Your Secret Donor Hates You
I have a friend named Tim. He’s an investment banker in Manhattan, makes a ton of money and likes to give to those who are less fortunate than himself.
Tim loves the concept of charity. Unfortunately, after 15 years of writing checks to New York’s nonprofit organizations, Tim hates charities.
He’s tired of having his name sold to groups similar to the one to which he donated. He’s tired of getting phone calls on his private line from charities he’s never heard of. And he’s tired of writing a healthy check to a nonprofit, only to get a solicitation letter from it a mere month later.
So, what’s a guy like Tim to do? Stop giving altogether? No. Thankfully, Tim still sees the needs in his community and is imbued with a philanthropic spirit his parents taught him. He hasn’t put his money back in his pocket and gone home — yet. But he has taken the first step down that path.

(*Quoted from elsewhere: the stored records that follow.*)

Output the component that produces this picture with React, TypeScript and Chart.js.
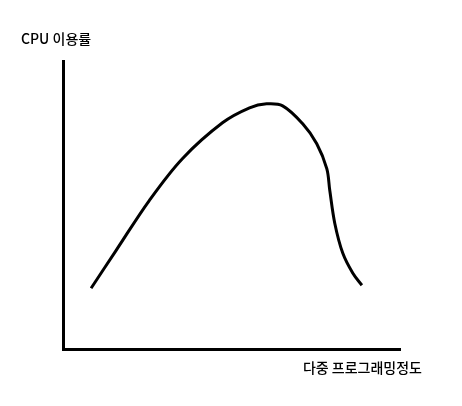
import React, { useEffect, useRef } from "react";
import { Chart, registerables } from "chart.js";

Chart.register(...registerables);

const yAxisLabel = "CPU 이용률";
const xAxisLabel = "다중 프로그래밍정도";

const degree = [28, 53, 86, 119, 159, 186, 203, 219, 239, 253, 263, 266, 271, 279, 289, 298];
const utilization = [61, 99, 149, 191, 227, 242, 246, 244, 226, 206, 181, 159, 126, 96, 76, 64];

const labelPlugin = {
  id: "axisLabels",
  afterDraw(chart: any) {
    const { ctx, chartArea } = chart;
    ctx.save();
    ctx.fillStyle = "#000";
    ctx.font = "500 14px 'Noto Sans CJK KR', 'Noto Sans', sans-serif";
    ctx.textBaseline = "middle";
    ctx.textAlign = "left";
    ctx.fillText(yAxisLabel, chartArea.left - 42, chartArea.top - 22);
    ctx.textAlign = "right";
    ctx.fillText(xAxisLabel, chartArea.right + 22, chartArea.bottom + 19);
    ctx.restore();
  },
};

export default function App() {
  const ref = useRef<HTMLCanvasElement>(null);
  useEffect(() => {
    if (!ref.current) return;
    const chart = new Chart(ref.current, {
      type: "line",
      data: {
        datasets: [
          {
            data: degree.map((x, i) => ({ x, y: utilization[i] })),
            borderColor: "#000",
            borderWidth: 3,
            pointRadius: 0,
            tension: 0.35,
            fill: false,
          },
        ],
      },
      options: {
        animation: false,
        responsive: false,
        layout: { padding: { left: 63, right: 62, top: 61, bottom: 57 } },
        plugins: { legend: { display: false }, tooltip: { enabled: false }, title: { display: false } },
        scales: {
          x: {
            type: "linear",
            min: 0,
            max: 336,
            grid: { display: false, drawTicks: false },
            ticks: { display: false },
            border: { display: true, width: 3, color: "#000" },
          },
          y: {
            min: 0,
            max: 289,
            grid: { display: false, drawTicks: false },
            ticks: { display: false },
            border: { display: true, width: 3, color: "#000" },
          },
        },
      },
      plugins: [labelPlugin],
    });
    return () => chart.destroy();
  }, []);
  return (
    <div style={{ position: "fixed", left: 0, top: 0, width: 462, height: 406, background: "#fff" }}>
      <canvas ref={ref} width={462} height={406} />
    </div>
  );
}
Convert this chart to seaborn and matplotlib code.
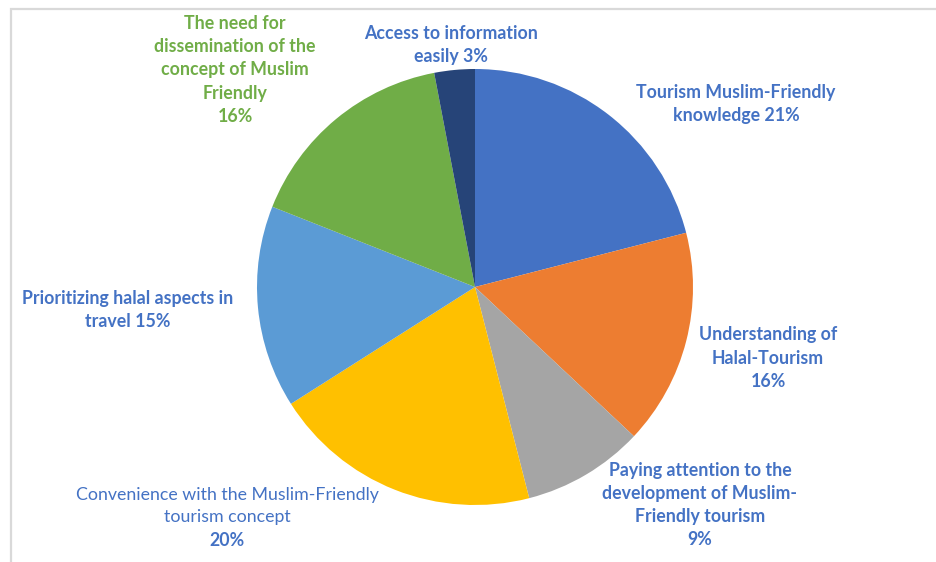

Tim gives to charities anonymously.
This is an unnatural act for a man of Tim’s age (late 30s) and profession. It wouldn’t hurt his career to be seen on donor lists in annual reports reviewed by his superiors. Tim doesn’t give anonymously like The Atlantic Philanthropies founder Charles Feeney did — because he’s publicity-shy and wants to conceal his identity from the press. Tim does it because he’s sick of charities and their customer-unfriendly tactics.
And Tim is not alone.
The online-giving portal Network for Good states that 20 percent of the people that use its service do so anonymously. A donor that uses the site to make a charitable gift gets a receipt from Network for Good, and the charity gets the donation. But Network for Good can conceal the donor’s identity from the recipient group.